[start MATERIAL]

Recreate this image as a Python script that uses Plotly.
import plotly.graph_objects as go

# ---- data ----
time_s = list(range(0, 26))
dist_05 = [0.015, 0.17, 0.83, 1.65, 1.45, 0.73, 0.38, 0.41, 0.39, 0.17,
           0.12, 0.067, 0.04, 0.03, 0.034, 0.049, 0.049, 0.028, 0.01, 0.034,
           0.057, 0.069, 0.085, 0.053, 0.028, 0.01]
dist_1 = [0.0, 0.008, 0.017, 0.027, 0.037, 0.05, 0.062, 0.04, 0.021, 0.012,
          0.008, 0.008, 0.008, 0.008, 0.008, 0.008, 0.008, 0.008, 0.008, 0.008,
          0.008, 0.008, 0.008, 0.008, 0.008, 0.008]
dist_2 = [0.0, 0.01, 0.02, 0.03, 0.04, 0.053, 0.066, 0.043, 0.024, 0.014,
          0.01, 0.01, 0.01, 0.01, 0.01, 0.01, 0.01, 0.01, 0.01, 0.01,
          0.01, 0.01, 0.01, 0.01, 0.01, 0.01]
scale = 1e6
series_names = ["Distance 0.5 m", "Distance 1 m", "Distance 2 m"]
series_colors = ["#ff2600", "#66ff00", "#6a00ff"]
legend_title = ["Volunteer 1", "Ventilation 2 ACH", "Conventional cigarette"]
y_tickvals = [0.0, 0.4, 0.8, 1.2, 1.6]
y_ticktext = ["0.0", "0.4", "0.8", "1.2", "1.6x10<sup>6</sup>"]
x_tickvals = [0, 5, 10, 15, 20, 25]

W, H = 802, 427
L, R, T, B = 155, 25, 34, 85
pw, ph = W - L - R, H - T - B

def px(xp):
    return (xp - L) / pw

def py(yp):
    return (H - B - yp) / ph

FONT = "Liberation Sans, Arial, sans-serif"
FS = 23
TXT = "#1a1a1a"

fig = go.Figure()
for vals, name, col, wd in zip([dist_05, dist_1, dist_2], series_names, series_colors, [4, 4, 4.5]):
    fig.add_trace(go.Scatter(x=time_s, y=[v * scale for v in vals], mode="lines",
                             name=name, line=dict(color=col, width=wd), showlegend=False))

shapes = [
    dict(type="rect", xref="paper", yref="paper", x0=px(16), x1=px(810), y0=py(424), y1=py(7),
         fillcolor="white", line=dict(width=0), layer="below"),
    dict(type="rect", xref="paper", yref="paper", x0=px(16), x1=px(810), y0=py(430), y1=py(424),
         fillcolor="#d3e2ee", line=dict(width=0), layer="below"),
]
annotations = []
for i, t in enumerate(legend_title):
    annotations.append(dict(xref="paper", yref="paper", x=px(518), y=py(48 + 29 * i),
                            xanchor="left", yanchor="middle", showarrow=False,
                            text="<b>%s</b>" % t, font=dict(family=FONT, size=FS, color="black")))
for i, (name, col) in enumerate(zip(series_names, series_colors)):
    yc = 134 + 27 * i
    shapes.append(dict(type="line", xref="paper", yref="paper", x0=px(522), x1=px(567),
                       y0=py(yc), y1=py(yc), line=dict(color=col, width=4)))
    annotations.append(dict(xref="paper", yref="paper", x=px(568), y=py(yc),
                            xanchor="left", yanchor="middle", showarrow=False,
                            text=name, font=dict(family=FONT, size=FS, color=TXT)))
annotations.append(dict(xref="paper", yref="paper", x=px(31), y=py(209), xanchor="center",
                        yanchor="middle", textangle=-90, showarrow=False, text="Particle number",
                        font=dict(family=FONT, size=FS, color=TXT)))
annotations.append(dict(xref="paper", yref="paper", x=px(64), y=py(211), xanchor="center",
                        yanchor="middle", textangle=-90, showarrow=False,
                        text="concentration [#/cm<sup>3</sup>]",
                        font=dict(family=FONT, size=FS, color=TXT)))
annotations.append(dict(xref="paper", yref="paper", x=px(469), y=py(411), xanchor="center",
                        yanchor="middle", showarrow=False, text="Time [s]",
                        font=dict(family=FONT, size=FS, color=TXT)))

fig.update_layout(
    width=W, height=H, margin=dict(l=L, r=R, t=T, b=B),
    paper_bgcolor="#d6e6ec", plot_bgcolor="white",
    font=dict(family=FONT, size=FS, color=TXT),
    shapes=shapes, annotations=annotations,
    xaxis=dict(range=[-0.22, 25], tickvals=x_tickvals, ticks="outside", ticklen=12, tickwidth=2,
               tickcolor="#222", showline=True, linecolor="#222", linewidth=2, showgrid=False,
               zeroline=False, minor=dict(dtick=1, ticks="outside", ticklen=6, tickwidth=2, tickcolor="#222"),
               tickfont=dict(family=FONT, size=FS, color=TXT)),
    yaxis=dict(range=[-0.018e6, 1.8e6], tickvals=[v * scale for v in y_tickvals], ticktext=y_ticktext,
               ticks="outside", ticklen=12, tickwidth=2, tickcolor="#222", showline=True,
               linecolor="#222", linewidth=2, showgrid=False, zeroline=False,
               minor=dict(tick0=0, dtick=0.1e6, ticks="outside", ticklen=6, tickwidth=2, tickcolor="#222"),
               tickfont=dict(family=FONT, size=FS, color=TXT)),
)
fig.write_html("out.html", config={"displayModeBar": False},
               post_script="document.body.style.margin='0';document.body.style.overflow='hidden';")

[end MATERIAL]
[start MATERIAL]

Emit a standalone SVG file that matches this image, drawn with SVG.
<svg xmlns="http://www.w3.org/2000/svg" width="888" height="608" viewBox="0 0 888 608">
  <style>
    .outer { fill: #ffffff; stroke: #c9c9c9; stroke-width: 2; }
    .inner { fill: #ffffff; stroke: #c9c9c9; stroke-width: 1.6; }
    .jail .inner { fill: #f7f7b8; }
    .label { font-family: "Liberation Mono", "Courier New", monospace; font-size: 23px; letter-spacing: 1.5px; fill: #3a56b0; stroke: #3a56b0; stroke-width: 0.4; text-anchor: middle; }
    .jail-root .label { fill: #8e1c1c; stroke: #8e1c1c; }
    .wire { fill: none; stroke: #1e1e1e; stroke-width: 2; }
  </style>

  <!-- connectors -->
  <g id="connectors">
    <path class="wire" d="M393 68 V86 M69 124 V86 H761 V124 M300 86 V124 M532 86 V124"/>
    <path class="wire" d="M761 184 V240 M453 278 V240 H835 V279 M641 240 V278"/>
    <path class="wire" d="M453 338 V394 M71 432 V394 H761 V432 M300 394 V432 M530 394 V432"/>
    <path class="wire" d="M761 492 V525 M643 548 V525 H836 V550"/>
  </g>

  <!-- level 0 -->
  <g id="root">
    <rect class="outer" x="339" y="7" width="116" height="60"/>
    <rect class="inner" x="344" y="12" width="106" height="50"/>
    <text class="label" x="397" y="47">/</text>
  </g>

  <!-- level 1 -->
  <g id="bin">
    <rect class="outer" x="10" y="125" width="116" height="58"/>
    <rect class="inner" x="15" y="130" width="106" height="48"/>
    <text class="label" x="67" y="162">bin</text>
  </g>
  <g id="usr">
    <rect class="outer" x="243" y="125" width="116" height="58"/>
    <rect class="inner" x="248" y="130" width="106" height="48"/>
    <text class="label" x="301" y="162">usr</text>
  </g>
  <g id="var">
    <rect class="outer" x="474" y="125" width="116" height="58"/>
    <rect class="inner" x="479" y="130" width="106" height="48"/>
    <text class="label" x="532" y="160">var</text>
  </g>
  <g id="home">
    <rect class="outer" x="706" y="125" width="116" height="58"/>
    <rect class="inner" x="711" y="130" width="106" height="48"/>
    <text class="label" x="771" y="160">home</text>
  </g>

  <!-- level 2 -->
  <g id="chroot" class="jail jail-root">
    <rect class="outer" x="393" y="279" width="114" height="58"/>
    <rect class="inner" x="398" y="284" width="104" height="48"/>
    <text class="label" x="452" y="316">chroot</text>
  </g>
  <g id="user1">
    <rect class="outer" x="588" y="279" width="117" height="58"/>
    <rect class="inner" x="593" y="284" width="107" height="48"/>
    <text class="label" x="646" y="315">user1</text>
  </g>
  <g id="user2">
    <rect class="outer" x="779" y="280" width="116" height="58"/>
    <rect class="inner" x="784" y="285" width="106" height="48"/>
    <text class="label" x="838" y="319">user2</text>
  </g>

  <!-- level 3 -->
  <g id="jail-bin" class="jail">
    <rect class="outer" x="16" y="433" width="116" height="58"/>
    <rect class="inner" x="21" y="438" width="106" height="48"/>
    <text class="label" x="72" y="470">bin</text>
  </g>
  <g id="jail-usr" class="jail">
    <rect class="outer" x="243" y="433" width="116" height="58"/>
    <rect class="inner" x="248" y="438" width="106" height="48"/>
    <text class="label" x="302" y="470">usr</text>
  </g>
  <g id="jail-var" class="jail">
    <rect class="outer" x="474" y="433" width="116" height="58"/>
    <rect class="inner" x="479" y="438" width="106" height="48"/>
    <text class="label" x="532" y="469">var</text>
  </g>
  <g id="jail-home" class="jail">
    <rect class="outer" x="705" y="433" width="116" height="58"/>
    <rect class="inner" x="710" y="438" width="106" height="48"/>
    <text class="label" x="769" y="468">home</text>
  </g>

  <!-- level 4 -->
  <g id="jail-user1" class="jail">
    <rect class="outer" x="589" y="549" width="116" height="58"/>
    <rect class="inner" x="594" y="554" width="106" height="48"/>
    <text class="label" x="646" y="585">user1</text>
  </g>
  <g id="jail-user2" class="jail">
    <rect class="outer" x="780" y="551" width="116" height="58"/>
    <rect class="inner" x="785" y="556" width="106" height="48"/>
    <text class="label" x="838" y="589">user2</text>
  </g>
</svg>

[end MATERIAL]
[start MATERIAL]

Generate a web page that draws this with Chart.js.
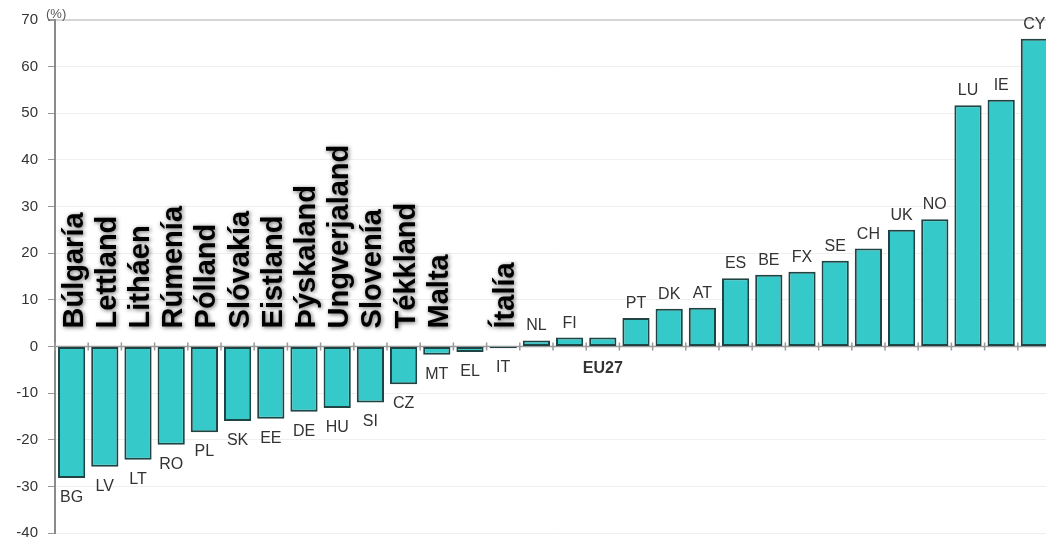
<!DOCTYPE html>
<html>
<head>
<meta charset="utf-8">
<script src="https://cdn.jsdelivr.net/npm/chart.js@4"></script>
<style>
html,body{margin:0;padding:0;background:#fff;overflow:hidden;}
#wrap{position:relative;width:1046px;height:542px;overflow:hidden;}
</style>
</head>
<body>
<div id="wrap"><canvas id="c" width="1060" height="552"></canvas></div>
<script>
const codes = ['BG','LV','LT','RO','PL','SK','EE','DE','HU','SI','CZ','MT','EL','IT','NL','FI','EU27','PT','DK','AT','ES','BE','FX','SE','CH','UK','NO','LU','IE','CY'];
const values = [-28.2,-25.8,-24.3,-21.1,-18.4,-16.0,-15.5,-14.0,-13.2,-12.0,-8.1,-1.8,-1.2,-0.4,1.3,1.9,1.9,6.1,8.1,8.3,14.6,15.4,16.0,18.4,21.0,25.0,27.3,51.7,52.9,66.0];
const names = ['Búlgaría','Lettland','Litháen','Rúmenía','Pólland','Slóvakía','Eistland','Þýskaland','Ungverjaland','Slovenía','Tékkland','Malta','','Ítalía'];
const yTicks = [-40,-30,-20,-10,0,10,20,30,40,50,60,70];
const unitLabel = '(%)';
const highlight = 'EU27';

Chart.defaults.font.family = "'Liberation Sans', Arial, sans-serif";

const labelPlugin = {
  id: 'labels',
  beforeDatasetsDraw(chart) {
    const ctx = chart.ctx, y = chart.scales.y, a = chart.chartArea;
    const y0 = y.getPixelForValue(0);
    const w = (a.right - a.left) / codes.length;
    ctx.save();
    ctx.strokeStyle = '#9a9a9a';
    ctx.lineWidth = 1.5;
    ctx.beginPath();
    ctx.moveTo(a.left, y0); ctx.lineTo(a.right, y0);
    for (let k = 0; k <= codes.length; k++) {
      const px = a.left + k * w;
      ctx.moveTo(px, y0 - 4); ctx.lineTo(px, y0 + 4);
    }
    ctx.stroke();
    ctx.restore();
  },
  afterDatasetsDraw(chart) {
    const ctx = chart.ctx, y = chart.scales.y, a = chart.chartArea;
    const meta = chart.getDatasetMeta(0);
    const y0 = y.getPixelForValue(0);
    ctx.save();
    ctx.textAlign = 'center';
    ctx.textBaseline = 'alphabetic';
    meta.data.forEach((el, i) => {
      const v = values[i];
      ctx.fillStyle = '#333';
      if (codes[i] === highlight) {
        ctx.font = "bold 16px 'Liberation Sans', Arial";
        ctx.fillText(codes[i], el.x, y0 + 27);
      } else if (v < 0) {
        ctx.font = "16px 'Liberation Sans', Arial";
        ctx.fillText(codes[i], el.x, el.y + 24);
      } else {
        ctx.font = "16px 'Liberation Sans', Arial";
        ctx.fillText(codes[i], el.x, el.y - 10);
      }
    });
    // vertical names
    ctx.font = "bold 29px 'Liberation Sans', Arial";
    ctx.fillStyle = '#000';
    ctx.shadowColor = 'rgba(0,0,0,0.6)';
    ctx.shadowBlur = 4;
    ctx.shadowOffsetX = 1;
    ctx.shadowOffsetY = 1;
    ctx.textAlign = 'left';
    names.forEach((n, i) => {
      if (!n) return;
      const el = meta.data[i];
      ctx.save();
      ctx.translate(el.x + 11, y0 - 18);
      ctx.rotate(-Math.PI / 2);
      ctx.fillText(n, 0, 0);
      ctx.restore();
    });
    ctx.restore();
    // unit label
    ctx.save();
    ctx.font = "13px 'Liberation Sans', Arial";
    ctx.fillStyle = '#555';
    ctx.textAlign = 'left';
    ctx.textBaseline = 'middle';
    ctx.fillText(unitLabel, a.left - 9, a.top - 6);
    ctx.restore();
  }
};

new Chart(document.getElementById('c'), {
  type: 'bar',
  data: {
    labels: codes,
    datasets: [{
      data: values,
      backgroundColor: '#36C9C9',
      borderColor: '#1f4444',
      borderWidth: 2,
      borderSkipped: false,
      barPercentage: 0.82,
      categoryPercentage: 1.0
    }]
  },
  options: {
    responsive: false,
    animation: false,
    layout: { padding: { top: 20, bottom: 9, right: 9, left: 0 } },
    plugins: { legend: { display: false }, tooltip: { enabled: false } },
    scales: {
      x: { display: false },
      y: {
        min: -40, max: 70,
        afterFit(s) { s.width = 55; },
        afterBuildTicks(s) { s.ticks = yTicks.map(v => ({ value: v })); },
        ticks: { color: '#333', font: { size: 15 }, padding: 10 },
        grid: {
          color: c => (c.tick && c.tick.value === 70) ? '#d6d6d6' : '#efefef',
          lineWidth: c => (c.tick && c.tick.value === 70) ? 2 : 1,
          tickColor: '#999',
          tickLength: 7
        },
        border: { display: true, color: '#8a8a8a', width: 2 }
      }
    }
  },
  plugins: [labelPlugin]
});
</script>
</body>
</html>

[end MATERIAL]

→ OBJECTIVE:
Copy every line in the listing above where the string "that" turns up.

→ RESPONSE TO THE EXERCISE:
Recreate this image as a Python script that uses Plotly.
Emit a standalone SVG file that matches this image, drawn with SVG.
Generate a web page that draws this with Chart.js.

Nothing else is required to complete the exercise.